YOUR GOAL =>
Only the lines from the start of the data through the line containing "plt.rcParams['font.family'] = ['Liberation" should be written out, exactly as they are, with both ends included and the pictures left out.

RECORDED INFORMATION =>
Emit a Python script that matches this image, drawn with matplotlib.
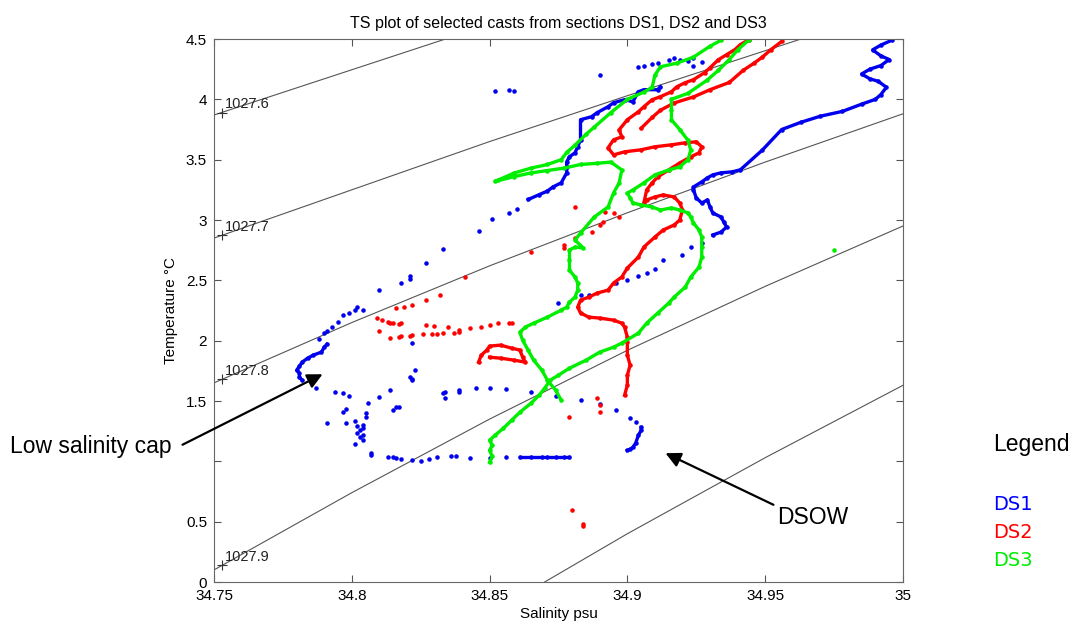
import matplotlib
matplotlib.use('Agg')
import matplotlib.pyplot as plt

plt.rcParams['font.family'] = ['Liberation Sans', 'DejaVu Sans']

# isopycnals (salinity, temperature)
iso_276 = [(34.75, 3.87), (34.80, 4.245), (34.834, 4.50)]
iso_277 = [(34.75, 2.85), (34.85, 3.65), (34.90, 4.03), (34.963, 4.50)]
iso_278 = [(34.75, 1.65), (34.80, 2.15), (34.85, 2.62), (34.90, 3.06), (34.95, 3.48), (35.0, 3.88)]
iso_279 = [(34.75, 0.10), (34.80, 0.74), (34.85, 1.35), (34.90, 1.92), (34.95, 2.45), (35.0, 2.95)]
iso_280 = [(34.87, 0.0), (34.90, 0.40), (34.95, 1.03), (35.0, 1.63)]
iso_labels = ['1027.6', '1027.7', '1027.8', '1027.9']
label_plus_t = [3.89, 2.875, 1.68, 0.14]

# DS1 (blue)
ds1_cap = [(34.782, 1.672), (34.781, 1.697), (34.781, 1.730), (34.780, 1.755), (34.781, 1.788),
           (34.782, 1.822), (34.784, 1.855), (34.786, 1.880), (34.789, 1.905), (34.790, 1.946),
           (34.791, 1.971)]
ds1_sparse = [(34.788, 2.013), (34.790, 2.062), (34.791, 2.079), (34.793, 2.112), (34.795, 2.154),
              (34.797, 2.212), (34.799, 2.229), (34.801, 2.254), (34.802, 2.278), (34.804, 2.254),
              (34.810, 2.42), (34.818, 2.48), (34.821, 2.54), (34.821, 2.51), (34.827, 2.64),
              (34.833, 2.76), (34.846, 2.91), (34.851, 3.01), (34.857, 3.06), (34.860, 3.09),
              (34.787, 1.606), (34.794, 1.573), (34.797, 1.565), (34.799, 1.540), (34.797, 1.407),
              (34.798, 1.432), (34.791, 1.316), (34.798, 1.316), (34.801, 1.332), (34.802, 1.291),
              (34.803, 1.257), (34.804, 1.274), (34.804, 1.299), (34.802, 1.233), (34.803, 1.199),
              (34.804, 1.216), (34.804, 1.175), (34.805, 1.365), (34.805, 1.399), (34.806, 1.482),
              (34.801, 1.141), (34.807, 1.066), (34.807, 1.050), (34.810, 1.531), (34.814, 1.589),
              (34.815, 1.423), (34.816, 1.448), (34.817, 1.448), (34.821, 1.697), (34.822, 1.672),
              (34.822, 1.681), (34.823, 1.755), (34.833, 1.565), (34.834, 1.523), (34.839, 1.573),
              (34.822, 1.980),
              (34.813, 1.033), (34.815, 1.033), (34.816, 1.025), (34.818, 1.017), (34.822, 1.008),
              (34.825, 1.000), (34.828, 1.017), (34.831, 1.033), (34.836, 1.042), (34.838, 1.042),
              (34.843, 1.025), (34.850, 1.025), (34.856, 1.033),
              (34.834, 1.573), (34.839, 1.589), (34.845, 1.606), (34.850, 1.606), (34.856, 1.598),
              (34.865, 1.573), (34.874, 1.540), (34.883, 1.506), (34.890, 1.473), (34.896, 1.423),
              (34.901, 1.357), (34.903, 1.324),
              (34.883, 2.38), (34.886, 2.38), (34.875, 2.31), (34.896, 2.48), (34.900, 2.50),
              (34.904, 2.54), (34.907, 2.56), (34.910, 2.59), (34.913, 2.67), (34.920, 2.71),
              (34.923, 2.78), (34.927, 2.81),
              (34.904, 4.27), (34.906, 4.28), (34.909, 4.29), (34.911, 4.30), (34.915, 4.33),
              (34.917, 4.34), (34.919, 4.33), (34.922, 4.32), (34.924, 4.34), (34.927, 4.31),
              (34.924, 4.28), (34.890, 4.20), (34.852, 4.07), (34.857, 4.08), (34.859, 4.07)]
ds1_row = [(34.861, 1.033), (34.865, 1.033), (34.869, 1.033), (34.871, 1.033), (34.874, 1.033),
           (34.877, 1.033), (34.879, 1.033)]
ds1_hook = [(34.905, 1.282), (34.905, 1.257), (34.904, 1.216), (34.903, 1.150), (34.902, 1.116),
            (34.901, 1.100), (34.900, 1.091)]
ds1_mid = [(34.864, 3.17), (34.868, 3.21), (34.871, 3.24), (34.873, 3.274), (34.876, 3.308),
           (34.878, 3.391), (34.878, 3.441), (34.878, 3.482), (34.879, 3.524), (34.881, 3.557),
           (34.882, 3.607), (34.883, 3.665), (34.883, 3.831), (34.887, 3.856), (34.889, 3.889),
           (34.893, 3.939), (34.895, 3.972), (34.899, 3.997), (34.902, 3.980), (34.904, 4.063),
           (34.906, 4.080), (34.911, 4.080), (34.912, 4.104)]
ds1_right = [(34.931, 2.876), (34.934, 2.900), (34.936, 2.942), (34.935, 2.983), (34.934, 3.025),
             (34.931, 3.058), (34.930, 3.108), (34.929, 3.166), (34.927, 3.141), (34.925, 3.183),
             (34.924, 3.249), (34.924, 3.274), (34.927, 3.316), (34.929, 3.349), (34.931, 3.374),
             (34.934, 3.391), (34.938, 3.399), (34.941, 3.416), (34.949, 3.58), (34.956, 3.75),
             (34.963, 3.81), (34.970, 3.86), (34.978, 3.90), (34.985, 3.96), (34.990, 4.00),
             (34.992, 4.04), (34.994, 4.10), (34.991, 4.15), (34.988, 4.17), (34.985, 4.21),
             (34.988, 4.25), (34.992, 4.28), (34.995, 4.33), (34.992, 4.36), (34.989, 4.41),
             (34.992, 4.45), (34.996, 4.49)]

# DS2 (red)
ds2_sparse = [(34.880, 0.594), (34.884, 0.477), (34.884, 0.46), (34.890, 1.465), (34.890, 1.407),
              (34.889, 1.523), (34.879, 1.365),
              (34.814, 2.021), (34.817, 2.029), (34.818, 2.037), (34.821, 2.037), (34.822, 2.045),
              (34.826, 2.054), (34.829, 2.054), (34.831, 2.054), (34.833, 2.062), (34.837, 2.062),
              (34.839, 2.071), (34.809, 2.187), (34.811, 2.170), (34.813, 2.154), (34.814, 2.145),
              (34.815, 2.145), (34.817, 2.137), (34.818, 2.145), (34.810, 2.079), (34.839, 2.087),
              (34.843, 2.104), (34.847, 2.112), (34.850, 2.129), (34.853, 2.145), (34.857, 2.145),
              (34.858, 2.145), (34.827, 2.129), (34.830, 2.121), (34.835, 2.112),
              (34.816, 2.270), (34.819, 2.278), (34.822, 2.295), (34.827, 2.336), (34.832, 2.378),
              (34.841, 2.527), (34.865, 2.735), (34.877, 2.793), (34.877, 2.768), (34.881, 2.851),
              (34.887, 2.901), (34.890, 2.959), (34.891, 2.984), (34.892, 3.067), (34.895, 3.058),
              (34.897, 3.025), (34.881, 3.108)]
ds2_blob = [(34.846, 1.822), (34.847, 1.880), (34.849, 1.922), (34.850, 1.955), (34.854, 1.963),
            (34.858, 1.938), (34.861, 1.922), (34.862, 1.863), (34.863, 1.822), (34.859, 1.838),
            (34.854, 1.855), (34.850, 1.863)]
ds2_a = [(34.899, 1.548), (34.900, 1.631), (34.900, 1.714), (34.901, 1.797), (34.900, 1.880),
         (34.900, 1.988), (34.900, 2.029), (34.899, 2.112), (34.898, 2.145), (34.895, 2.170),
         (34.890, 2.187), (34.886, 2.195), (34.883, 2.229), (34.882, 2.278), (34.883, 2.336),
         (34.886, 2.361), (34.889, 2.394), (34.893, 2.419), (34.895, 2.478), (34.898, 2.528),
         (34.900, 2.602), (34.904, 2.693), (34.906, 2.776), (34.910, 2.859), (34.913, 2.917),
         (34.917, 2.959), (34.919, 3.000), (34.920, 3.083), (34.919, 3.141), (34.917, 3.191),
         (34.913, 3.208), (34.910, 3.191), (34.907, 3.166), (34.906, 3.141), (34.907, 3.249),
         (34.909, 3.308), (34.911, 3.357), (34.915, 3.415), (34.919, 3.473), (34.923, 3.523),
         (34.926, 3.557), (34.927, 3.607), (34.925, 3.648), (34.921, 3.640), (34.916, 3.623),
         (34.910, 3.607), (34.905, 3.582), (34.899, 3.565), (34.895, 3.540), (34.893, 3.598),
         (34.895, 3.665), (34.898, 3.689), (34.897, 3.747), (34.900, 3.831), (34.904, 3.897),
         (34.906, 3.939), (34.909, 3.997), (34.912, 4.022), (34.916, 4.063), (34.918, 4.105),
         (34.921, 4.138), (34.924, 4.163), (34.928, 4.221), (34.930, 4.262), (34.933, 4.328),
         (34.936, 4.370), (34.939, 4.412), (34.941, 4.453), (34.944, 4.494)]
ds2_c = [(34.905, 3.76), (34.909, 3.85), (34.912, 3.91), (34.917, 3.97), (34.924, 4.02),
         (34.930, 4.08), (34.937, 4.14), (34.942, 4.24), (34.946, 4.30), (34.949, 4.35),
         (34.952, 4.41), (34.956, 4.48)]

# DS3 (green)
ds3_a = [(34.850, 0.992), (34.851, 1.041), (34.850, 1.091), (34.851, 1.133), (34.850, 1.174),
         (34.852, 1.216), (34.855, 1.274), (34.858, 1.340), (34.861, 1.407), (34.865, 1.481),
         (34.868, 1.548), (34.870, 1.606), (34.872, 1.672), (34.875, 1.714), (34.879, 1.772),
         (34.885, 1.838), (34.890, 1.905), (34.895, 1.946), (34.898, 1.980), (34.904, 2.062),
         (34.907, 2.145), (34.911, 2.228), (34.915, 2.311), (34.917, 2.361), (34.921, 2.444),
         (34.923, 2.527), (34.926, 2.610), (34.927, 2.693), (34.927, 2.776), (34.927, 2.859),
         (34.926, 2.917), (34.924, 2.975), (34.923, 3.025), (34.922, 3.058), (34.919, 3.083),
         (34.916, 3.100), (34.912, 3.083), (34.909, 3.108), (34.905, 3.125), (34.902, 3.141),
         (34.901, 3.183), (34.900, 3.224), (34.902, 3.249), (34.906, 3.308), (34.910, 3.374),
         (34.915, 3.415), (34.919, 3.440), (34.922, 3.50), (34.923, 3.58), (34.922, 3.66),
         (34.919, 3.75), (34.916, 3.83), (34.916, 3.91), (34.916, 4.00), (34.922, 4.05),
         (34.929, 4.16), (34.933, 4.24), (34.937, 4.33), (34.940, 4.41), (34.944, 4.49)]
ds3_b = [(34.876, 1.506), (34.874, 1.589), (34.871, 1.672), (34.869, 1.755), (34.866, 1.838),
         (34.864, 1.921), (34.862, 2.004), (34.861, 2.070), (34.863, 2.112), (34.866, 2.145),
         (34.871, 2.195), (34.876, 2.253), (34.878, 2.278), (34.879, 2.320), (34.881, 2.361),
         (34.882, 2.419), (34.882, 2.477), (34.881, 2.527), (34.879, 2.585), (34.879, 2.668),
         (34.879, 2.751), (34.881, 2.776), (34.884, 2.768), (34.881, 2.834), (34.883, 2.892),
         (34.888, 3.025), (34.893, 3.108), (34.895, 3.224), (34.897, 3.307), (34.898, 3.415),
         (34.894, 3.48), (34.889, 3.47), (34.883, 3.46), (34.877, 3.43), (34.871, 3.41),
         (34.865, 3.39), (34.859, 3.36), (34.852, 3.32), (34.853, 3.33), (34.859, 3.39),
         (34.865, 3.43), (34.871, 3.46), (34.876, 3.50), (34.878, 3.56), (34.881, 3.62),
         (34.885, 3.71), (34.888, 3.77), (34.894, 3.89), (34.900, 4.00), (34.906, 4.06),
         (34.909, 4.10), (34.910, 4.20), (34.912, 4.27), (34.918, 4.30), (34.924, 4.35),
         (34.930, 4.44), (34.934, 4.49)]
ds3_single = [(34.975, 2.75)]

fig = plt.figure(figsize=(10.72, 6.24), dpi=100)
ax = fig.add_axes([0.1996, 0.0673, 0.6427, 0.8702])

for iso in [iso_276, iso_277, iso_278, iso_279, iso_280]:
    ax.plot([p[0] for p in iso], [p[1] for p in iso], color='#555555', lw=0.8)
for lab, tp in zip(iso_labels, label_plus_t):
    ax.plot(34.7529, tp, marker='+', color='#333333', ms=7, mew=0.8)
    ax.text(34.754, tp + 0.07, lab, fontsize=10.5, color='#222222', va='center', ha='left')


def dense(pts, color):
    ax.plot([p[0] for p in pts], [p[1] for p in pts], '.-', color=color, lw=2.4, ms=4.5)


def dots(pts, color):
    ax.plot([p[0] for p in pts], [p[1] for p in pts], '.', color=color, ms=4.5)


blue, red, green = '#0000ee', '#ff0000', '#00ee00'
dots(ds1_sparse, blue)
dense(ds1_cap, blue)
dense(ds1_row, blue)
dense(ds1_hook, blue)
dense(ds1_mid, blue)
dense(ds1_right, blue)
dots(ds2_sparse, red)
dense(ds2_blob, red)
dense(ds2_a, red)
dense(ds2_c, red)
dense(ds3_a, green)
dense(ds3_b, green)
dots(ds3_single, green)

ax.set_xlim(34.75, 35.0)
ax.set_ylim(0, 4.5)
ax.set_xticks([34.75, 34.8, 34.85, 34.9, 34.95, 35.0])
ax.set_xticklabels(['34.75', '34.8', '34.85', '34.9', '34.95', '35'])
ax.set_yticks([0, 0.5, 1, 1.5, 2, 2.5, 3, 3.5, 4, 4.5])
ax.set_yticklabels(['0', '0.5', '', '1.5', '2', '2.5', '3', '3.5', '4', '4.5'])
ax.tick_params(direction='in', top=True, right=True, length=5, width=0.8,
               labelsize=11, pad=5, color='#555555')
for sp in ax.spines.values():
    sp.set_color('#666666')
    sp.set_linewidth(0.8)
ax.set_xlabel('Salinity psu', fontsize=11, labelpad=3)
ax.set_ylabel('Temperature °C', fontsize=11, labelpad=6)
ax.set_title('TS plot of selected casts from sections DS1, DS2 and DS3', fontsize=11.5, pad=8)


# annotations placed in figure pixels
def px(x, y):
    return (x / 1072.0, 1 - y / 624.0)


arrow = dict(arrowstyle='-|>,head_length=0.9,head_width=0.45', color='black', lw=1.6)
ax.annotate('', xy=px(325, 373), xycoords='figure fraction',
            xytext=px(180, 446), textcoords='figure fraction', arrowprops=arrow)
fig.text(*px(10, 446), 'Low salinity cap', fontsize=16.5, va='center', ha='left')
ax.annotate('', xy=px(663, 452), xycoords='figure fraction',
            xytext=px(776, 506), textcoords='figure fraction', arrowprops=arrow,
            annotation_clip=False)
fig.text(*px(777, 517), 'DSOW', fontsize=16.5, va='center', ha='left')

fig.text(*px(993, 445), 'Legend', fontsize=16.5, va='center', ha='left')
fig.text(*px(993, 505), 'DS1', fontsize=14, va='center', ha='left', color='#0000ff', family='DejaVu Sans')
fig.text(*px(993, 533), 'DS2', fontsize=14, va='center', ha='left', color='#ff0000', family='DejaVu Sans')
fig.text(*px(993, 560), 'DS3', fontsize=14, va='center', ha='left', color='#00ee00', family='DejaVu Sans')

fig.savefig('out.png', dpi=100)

OUTPUT OF THE TASK =>
Emit a Python script that matches this image, drawn with matplotlib.
import matplotlib
matplotlib.use('Agg')
import matplotlib.pyplot as plt

plt.rcParams['font.family'] = ['Liberation Sans', 'DejaVu Sans']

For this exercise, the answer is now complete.